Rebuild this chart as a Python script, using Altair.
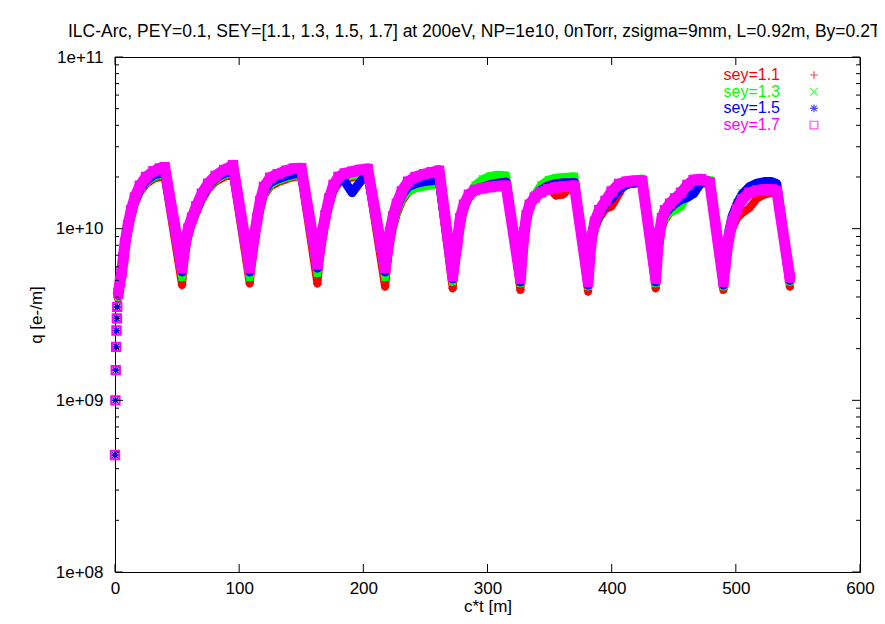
import altair as alt
import pandas as pd

TITLE = "ILC-Arc, PEY=0.1, SEY=[1.1, 1.3, 1.5, 1.7] at 200eV, NP=1e10, 0nTorr, zsigma=9mm, L=0.92m, By=0.2T"
SERIES = ["sey=1.1", "sey=1.3", "sey=1.5", "sey=1.7"]
COLORS = ["#ff0000", "#00ff00", "#0000ff", "#ff00ff"]
X_TICKS = [0, 100, 200, 300, 400, 500, 600]
Y_TICKS = [1e8, 1e9, 1e10, 1e11]
Y_MINOR = [2e8, 3e8, 4e8, 5e8, 6e8, 7e8, 8e8, 9e8,
           2e9, 3e9, 4e9, 5e9, 6e9, 7e9, 8e9, 9e9,
           2e10, 3e10, 4e10, 5e10, 6e10, 7e10, 8e10, 9e10]

# c*t [m]
CT = [0, 0.3, 0.6, 0.9, 1.2, 1.5, 1.8, 2.7, 4, 5.4, 6.7, 8.1, 10.5, 13, 16, 20, 25, 31, 36, 40,
      54, 55.5, 57, 59, 62, 65.5, 70, 75, 81, 88, 95,
      108.5, 110.5, 112.5, 114.5, 117, 120, 125, 131, 138, 144, 150,
      163, 165, 167, 169.5, 172.5, 176, 180, 185, 191, 197, 203.5,
      217.5, 219.5, 221.5, 224, 227, 231, 236, 242, 249, 255, 261,
      272, 273.5, 275.5, 278, 281, 285, 290, 296, 302, 308, 315,
      326.5, 328, 329.5, 331.5, 334, 338, 343, 349, 355, 361, 370,
      381, 382.5, 384, 386.5, 390, 395, 400, 406, 412, 418, 424.5,
      435.5, 437, 438.5, 440.5, 443, 447, 451, 456, 461, 466, 472, 479,
      490, 491.5, 493, 494.5, 497, 501, 505, 511, 517, 523, 529, 533,
      543.5]

# q in units of 1e9 e-/m
Q_11 = [0.48, 1.0, 1.5, 2.05, 2.55, 3.0, 3.5, 3.9, 4.6, 5.2, 6.2, 7.5, 9.5, 11.6, 14.0, 16.3, 18.2, 19.5, 20.0, 20.1,
        4.7, 6.2, 7.6, 9.0, 10.6, 12.4, 14.7, 16.9, 18.8, 20.0, 20.8,
        4.8, 6.5, 8.3, 10.4, 13.0, 15.6, 17.6, 18.6, 19.4, 20.0, 20.2,
        4.8, 6.7, 8.6, 10.9, 13.7, 16.5, 18.4, 19.4, 19.9, 20.3, 20.6,
        4.6, 6.4, 8.2, 10.2, 12.2, 14.4, 16.3, 17.3, 17.9, 18.3, 18.8,
        4.5, 5.8, 7.4, 10.0, 12.8, 15.4, 17.6, 19.0, 19.8, 20.0, 19.8,
        4.4, 6.2, 8.3, 10.8, 13.0, 15.4, 17.5, 17.5, 15.6, 15.8, 18.5,
        4.3, 6.3, 8.2, 10.0, 11.5, 13.0, 13.5, 16.0, 19.0, 18.2, 18.6,
        4.5, 6.5, 8.3, 10.2, 11.3, 12.4, 13.5, 14.8, 16.5, 17.8, 18.5, 18.2,
        4.4, 5.6, 7.0, 8.3, 10.0, 11.5, 12.3, 13.2, 15.0, 15.8, 16.2, 16.4,
        4.6]
Q_13 = [0.48, 1.0, 1.5, 2.05, 2.55, 3.0, 3.5, 4.0, 4.7, 5.3, 6.3, 7.7, 9.7, 11.9, 14.3, 16.6, 18.6, 20.0, 20.5, 20.6,
        5.2, 6.5, 7.9, 9.3, 10.9, 12.7, 15.0, 17.2, 19.2, 20.5, 21.3,
        5.2, 6.8, 8.6, 10.7, 13.4, 16.0, 18.0, 19.0, 19.8, 20.3, 20.5,
        5.5, 7.1, 8.9, 11.2, 14.0, 16.9, 18.8, 19.8, 20.3, 20.7, 21.0,
        5.2, 6.8, 8.6, 10.6, 12.6, 14.8, 16.5, 17.2, 17.6, 17.9, 18.5,
        4.9, 6.0, 7.6, 10.2, 13.0, 15.8, 18.0, 19.5, 20.3, 20.6, 20.5,
        4.8, 6.4, 8.5, 11.0, 13.3, 15.8, 18.0, 19.3, 19.8, 20.0, 20.2,
        4.6, 6.5, 8.4, 10.3, 12.0, 13.8, 15.8, 17.8, 18.6, 19.2, 19.6,
        4.8, 6.8, 8.6, 10.5, 11.6, 12.4, 12.8, 13.5, 15.5, 17.5, 19.0, 19.2,
        4.6, 6.0, 7.6, 9.0, 11.5, 14.2, 16.2, 17.2, 17.5, 17.8, 17.8, 17.5,
        4.9]
Q_15 = [0.48, 1.0, 1.5, 2.05, 2.55, 3.0, 3.5, 4.1, 4.8, 5.4, 6.5, 7.9, 10.0, 12.2, 14.6, 17.0, 19.0, 20.5, 21.0, 21.2,
        5.6, 6.8, 8.2, 9.6, 11.2, 13.0, 15.3, 17.6, 19.6, 21.0, 21.8,
        5.6, 7.1, 8.9, 11.0, 13.8, 16.5, 18.6, 19.5, 20.3, 20.8, 21.0,
        5.9, 7.4, 9.2, 11.5, 14.4, 17.3, 19.2, 18.8, 16.2, 18.6, 21.0,
        5.6, 7.2, 9.1, 11.2, 13.3, 15.6, 17.5, 18.3, 18.8, 19.0, 19.5,
        5.1, 6.3, 8.0, 11.0, 13.4, 15.4, 16.6, 17.4, 18.0, 18.4, 18.7,
        4.9, 6.8, 9.0, 11.5, 13.5, 15.3, 16.8, 17.8, 18.3, 18.5, 18.6,
        4.7, 6.7, 8.6, 10.5, 12.2, 13.8, 15.0, 17.0, 18.0, 18.6, 18.8,
        4.9, 7.0, 9.0, 11.0, 12.2, 13.2, 14.0, 14.8, 15.2, 16.0, 18.5, 18.5,
        4.7, 6.5, 8.3, 9.8, 11.8, 14.0, 15.8, 17.6, 18.4, 18.8, 18.8, 18.3,
        5.0]
Q_17 = [0.48, 1.0, 1.5, 2.05, 2.55, 3.0, 3.5, 4.2, 4.9, 5.6, 6.8, 8.3, 10.5, 12.8, 15.2, 17.8, 20.0, 21.6, 22.4, 22.8,
        5.9, 7.2, 8.6, 10.0, 11.6, 13.5, 16.0, 18.3, 20.3, 22.0, 23.4,
        5.9, 7.5, 9.3, 11.5, 14.5, 17.5, 19.8, 20.8, 21.8, 22.4, 22.5,
        6.2, 7.8, 9.6, 12.0, 15.0, 18.0, 20.0, 21.0, 21.5, 22.0, 22.3,
        5.9, 7.6, 9.6, 11.8, 14.0, 16.5, 18.8, 20.0, 20.8, 21.3, 21.8,
        5.3, 6.5, 8.2, 11.5, 13.8, 15.8, 16.8, 17.2, 17.5, 17.7, 17.8,
        5.1, 7.2, 9.5, 12.0, 13.8, 15.2, 16.3, 17.0, 17.4, 17.6, 17.8,
        4.9, 7.0, 9.0, 11.0, 12.8, 14.5, 16.5, 18.2, 18.8, 19.0, 19.0,
        5.1, 7.5, 9.5, 11.5, 12.8, 14.0, 15.0, 16.2, 18.0, 19.2, 19.4, 18.6,
        4.9, 6.2, 7.8, 9.0, 11.0, 13.0, 14.8, 16.2, 16.7, 16.9, 16.9, 16.6,
        5.2]

VALUES = [Q_11, Q_13, Q_15, Q_17]

W, H = 745, 515
FONT = "Liberation Sans"
FS = 17

PLUS = "M-1,0L1,0M0,-1L0,1"
CROSS = "M-1,-1L1,1M-1,1L1,-1"
STAR = "M-1,0L1,0M0,-1L0,1M-0.7,-0.7L0.7,0.7M-0.7,0.7L0.7,-0.7"
SHAPES = [PLUS, CROSS, STAR, "square"]
LINE_W = [8, 8, 9, 11]
PT_SIZE = [70, 50, 60, 70]
PT_SW = [1.5, 1.2, 1.2, 2.0]

xscale = alt.Scale(domain=[0, 600], nice=False, zero=False)
yscale = alt.Scale(type="log", domain=[1e8, 1e11], nice=False)
xaxis = alt.Axis(values=X_TICKS, format="d", grid=False, ticks=False, domain=False,
                 labelPadding=8, titlePadding=2, labelFlush=False,
                 labelFont=FONT, labelFontSize=FS, labelColor="black",
                 titleFont=FONT, titleFontSize=FS, titleFontWeight="normal", titleColor="black")
yaxis = alt.Axis(values=Y_TICKS, grid=False, ticks=False, domain=False,
                 labelExpr="'1e+' + format(round(log(datum.value)/LN10), '02d')",
                 labelPadding=12, titlePadding=10,
                 labelFont=FONT, labelFontSize=FS, labelColor="black",
                 titleFont=FONT, titleFontSize=FS, titleFontWeight="normal", titleColor="black")

X = alt.X("ct:Q", scale=xscale, axis=xaxis, title="c*t [m]")
Y = alt.Y("q:Q", scale=yscale, axis=yaxis, title="q [e-/m]")

layers = []
for i, (name, vals) in enumerate(zip(SERIES, VALUES)):
    df = pd.DataFrame({"ct": CT, "q": [v * 1e9 for v in vals], "series": name})
    line = alt.Chart(df).transform_filter("datum.ct >= 2.5").mark_line(
        color=COLORS[i], strokeWidth=LINE_W[i], strokeJoin="round", strokeCap="round"
    ).encode(x=X, y=Y)
    pts = alt.Chart(df).mark_point(
        shape=SHAPES[i], filled=False, color=COLORS[i], size=PT_SIZE[i],
        strokeWidth=PT_SW[i], opacity=1
    ).encode(x=X, y=Y)
    layers += [line, pts]

# inward ticks (gnuplot style) on all four sides
ymaj = pd.DataFrame({"q": Y_TICKS})
ymin = pd.DataFrame({"q": Y_MINOR})
xmaj = pd.DataFrame({"ct": X_TICKS})
tick = dict(color="black", strokeWidth=1)
layers += [
    alt.Chart(ymaj).mark_rule(**tick).encode(y=Y, x=alt.value(0), x2=alt.value(8)),
    alt.Chart(ymaj).mark_rule(**tick).encode(y=Y, x=alt.value(W), x2=alt.value(W - 8)),
    alt.Chart(ymin).mark_rule(**tick).encode(y=Y, x=alt.value(0), x2=alt.value(4)),
    alt.Chart(ymin).mark_rule(**tick).encode(y=Y, x=alt.value(W), x2=alt.value(W - 4)),
    alt.Chart(xmaj).mark_rule(**tick).encode(x=X, y=alt.value(H), y2=alt.value(H - 8)),
    alt.Chart(xmaj).mark_rule(**tick).encode(x=X, y=alt.value(0), y2=alt.value(8)),
]

# legend (text right-aligned, symbol to the right)
for i, name in enumerate(SERIES):
    ldf = pd.DataFrame({"label": [name]})
    yy = 18 + i * 16.7
    layers.append(alt.Chart(ldf).mark_text(
        align="right", baseline="middle", font=FONT, fontSize=16, color=COLORS[i]
    ).encode(text="label:N", x=alt.value(665), y=alt.value(yy)))
    layers.append(alt.Chart(ldf).mark_point(
        shape=SHAPES[i], filled=False, color=COLORS[i], size=60, strokeWidth=1.2
    ).encode(x=alt.value(699), y=alt.value(yy)))

chart = alt.layer(*layers).properties(
    width=W, height=H,
    background="white",
    title=alt.Title(TITLE, anchor="start", frame="group", dx=-47, offset=8, font=FONT,
                    fontSize=17.5, fontWeight="normal", color="black"),
    autosize=alt.AutoSizeParams(type="none"),
    padding={"left": 107, "top": 49, "right": 17, "bottom": 44},
).configure_view(
    stroke="black", strokeWidth=1
)

chart.save("out.html", embed_options={"renderer": "svg", "actions": False})
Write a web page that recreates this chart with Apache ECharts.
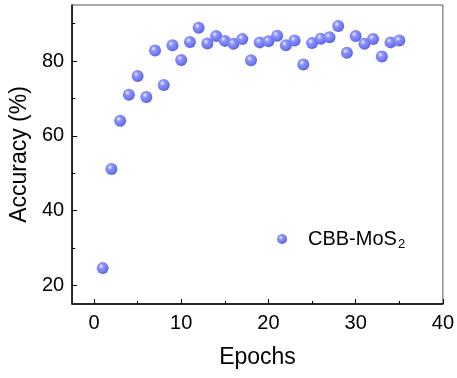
<!DOCTYPE html>
<html>
<head>
<meta charset="utf-8">
<script src="https://cdn.jsdelivr.net/npm/echarts@6/dist/echarts.min.js"></script>
<style>
html,body{margin:0;padding:0;background:#fff;}
#chart{width:457px;height:378px;}
</style>
</head>
<body>
<div id="chart"></div>
<script>
var epochs = [1,2,3,4,5,6,7,8,9,10,11,12,13,14,15,16,17,18,19,20,21,22,23,24,25,26,27,28,29,30,31,32,33,34,35];
var accuracy = [24.6,51.1,64.0,71.0,76.0,70.4,82.8,73.6,84.2,80.3,85.1,88.9,84.7,86.7,85.4,84.6,85.9,80.2,85.0,85.3,86.8,84.2,85.5,79.1,84.8,86.0,86.4,89.4,82.2,86.7,84.6,85.9,81.2,85.0,85.5];
var xMajorTicks = [0,10,20,30,40];
var xMinorTicks = [5,15,25,35];
var yMajorTicks = [20,40,60,80];
var yMinorTicks = [30,50,70,90];
var seriesName = 'CBB-MoS2';

var font = 'Liberation Sans, Arial, sans-serif';
var ballColor = {
  type: 'radial', x: 0.38, y: 0.35, r: 0.7,
  colorStops: [
    {offset: 0, color: '#eef0ff'},
    {offset: 0.3, color: '#8c93fa'},
    {offset: 0.75, color: '#6d75f0'},
    {offset: 1, color: '#5057d6'}
  ]
};

var chart = echarts.init(document.getElementById('chart'), null, {renderer: 'canvas'});
var data = epochs.map(function (e, i) { return [e, accuracy[i]]; });

chart.setOption({
  animation: false,
  backgroundColor: '#fff',
  grid: {left: 71, right: 14, top: 5, bottom: 74, show: true, borderColor: '#555', borderWidth: 1},
  legend: {
    left: 277, top: 229, padding: 0,
    itemWidth: 42, itemHeight: 10,
    icon: 'circle',
    data: [seriesName],
    formatter: function () { return 'CBB-MoS{sub|2}'; },
    textStyle: {
      fontFamily: font, fontSize: 20, color: '#000',
      rich: {sub: {fontFamily: font, fontSize: 13, color: '#000', verticalAlign: 'bottom', padding: [10, 0, 0, 1]}}
    }
  },
  xAxis: [{
    type: 'value', min: -2.5, max: 40, position: 'bottom',
    name: 'Epochs', nameLocation: 'middle', nameGap: 42,
    nameTextStyle: {fontFamily: font, fontSize: 23, color: '#000'},
    axisLine: {show: true, onZero: false, lineStyle: {color: '#000', width: 1.5}},
    axisTick: {show: true, inside: true, length: 5, customValues: xMajorTicks, lineStyle: {color: '#000', width: 1}},
    axisLabel: {customValues: xMajorTicks, margin: 9, fontFamily: font, fontSize: 20, color: '#000'},
    splitLine: {show: false}
  }, {
    type: 'value', min: -2.5, max: 40, position: 'bottom',
    axisLine: {show: false, onZero: false},
    axisTick: {show: true, inside: true, length: 3, customValues: xMinorTicks, lineStyle: {color: '#000', width: 1}},
    axisLabel: {show: false},
    splitLine: {show: false}
  }],
  yAxis: [{
    type: 'value', min: 15, max: 95, position: 'left',
    name: 'Accuracy (%)', nameLocation: 'middle', nameGap: 32,
    nameTextStyle: {fontFamily: font, fontSize: 23, color: '#000'},
    axisLine: {show: true, onZero: false, lineStyle: {color: '#000', width: 1.5}},
    axisTick: {show: true, inside: true, length: 5, customValues: yMajorTicks, lineStyle: {color: '#000', width: 1}},
    axisLabel: {customValues: yMajorTicks, margin: 8, fontFamily: font, fontSize: 20, color: '#000'},
    splitLine: {show: false}
  }, {
    type: 'value', min: 15, max: 95, position: 'left',
    axisLine: {show: false, onZero: false},
    axisTick: {show: true, inside: true, length: 3, customValues: yMinorTicks, lineStyle: {color: '#000', width: 1}},
    axisLabel: {show: false},
    splitLine: {show: false}
  }],
  series: [{
    name: seriesName,
    type: 'scatter',
    xAxisIndex: 0, yAxisIndex: 0,
    symbol: 'circle', symbolSize: 12,
    itemStyle: {color: ballColor, opacity: 1},
    data: data
  }]
});
</script>
</body>
</html>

════════════════

Please quote the lines of the material, beginning with the first and ending with the one that contains "import pandas as pd", exactly as written and without any pictures.

— EXERCISE RESPONSE —
Rebuild this chart as a Python script, using Altair.
import altair as alt
import pandas as pd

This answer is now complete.